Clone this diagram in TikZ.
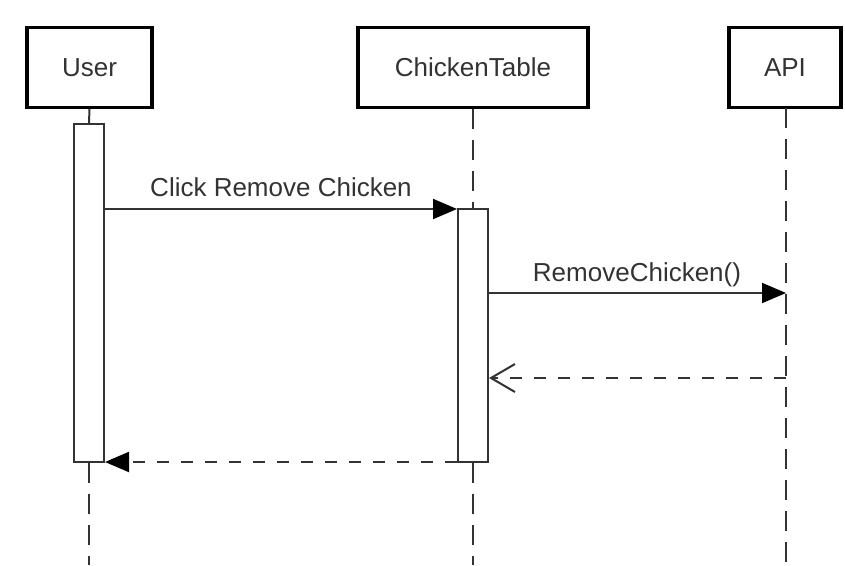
\documentclass[tikz,border=0pt]{standalone}
\usepackage{fontspec}
\setmainfont{Liberation Sans}
\usetikzlibrary{arrows.meta}
\definecolor{ink}{HTML}{333333}
\tikzset{
  x=1pt, y=-1pt,
  actor/.style={draw=black, line width=3.2pt, fill=white, inner sep=0pt,
    minimum height=80pt, text=ink, font=\fontsize{26}{30}\selectfont},
  activation/.style={draw=ink, line width=2pt, fill=white, inner sep=0pt,
    minimum width=30pt},
  lifeline/.style={draw=ink, line width=2pt, dash pattern=on 20pt off 11pt},
  solidtip/.style={-{Triangle[length=24pt,width=20pt,color=black,fill=black]}},
  msg/.style={draw=ink, line width=2pt, solidtip},
  reply/.style={draw=ink, line width=2pt, dash pattern=on 12pt off 12pt},
  label/.style={text=ink, font=\fontsize{26}{30}\selectfont, inner sep=0pt, anchor=base},
}
\begin{document}
\begin{tikzpicture}
\useasboundingbox (0,0) rectangle (845,565);
\fill[white] (0,0) rectangle (845,565);

% participants
\node[actor, minimum width=125pt] (user)  at (89.5,67.5) {User};
\node[actor, minimum width=230pt] (table) at (473,67.5) {ChickenTable};
\node[actor, minimum width=112pt] (api)   at (785,67.5) {API};

% lifeline anchors
\coordinate (userEnd)  at (89,565);
\coordinate (tableEnd) at (473,565);
\coordinate (apiTop)   at (786,108);
\coordinate (apiEnd)   at (786,565);

% activation bars
\node[activation, minimum height=338pt] (userAct)  at (89,293) {};
\node[activation, minimum height=253pt] (tableAct) at (473,335.5) {};

% lifelines
\draw[draw=ink, line width=2pt] (user.south) -- (userAct.north);
\draw[lifeline] (userAct.south) -- (userEnd);
\draw[lifeline] (table.south) -- (tableAct.north);
\draw[lifeline] (tableAct.south) -- (tableEnd);
\draw[lifeline] (apiTop) -- (apiEnd);

% messages
\coordinate (m1s) at (userAct.east |- 0,209);
\coordinate (m1e) at (tableAct.west |- 0,209);
\draw[msg] (m1s) -- (m1e);
\node[label] (l1) at (281,196) {Click Remove Chicken};

\coordinate (m2s) at (tableAct.east |- 0,293);
\coordinate (m2e) at (786,293);
\draw[msg] (m2s) -- (m2e);
\node[label] (l2) at (637,281) {RemoveChicken()};

\coordinate (m3s) at (786,378);
\coordinate (m3e) at (tableAct.east |- 0,378);
\draw[reply, -{Straight Barb[length=24pt,width=28pt,line width=2pt]}] (m3s) -- (m3e);

\coordinate (m4s) at (tableAct.west |- 0,462);
\coordinate (m4e) at (userAct.east |- 0,462);
\draw[reply, solidtip] (m4s) -- (m4e);
\end{tikzpicture}
\end{document}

###

• **EXERCISE**:
Repeat exactly and only the lines from the start of the data above through the line that holds "minimum width=112pt] (api)", inclusive. Pictures do not belong in the copy.

• **TASK ANSWER**:
Clone this diagram in TikZ.
\documentclass[tikz,border=0pt]{standalone}
\usepackage{fontspec}
\setmainfont{Liberation Sans}
\usetikzlibrary{arrows.meta}
\definecolor{ink}{HTML}{333333}
\tikzset{
  x=1pt, y=-1pt,
  actor/.style={draw=black, line width=3.2pt, fill=white, inner sep=0pt,
    minimum height=80pt, text=ink, font=\fontsize{26}{30}\selectfont},
  activation/.style={draw=ink, line width=2pt, fill=white, inner sep=0pt,
    minimum width=30pt},
  lifeline/.style={draw=ink, line width=2pt, dash pattern=on 20pt off 11pt},
  solidtip/.style={-{Triangle[length=24pt,width=20pt,color=black,fill=black]}},
  msg/.style={draw=ink, line width=2pt, solidtip},
  reply/.style={draw=ink, line width=2pt, dash pattern=on 12pt off 12pt},
  label/.style={text=ink, font=\fontsize{26}{30}\selectfont, inner sep=0pt, anchor=base},
}
\begin{document}
\begin{tikzpicture}
\useasboundingbox (0,0) rectangle (845,565);
\fill[white] (0,0) rectangle (845,565);

% participants
\node[actor, minimum width=125pt] (user)  at (89.5,67.5) {User};
\node[actor, minimum width=230pt] (table) at (473,67.5) {ChickenTable};
\node[actor, minimum width=112pt] (api)   at (785,67.5) {API};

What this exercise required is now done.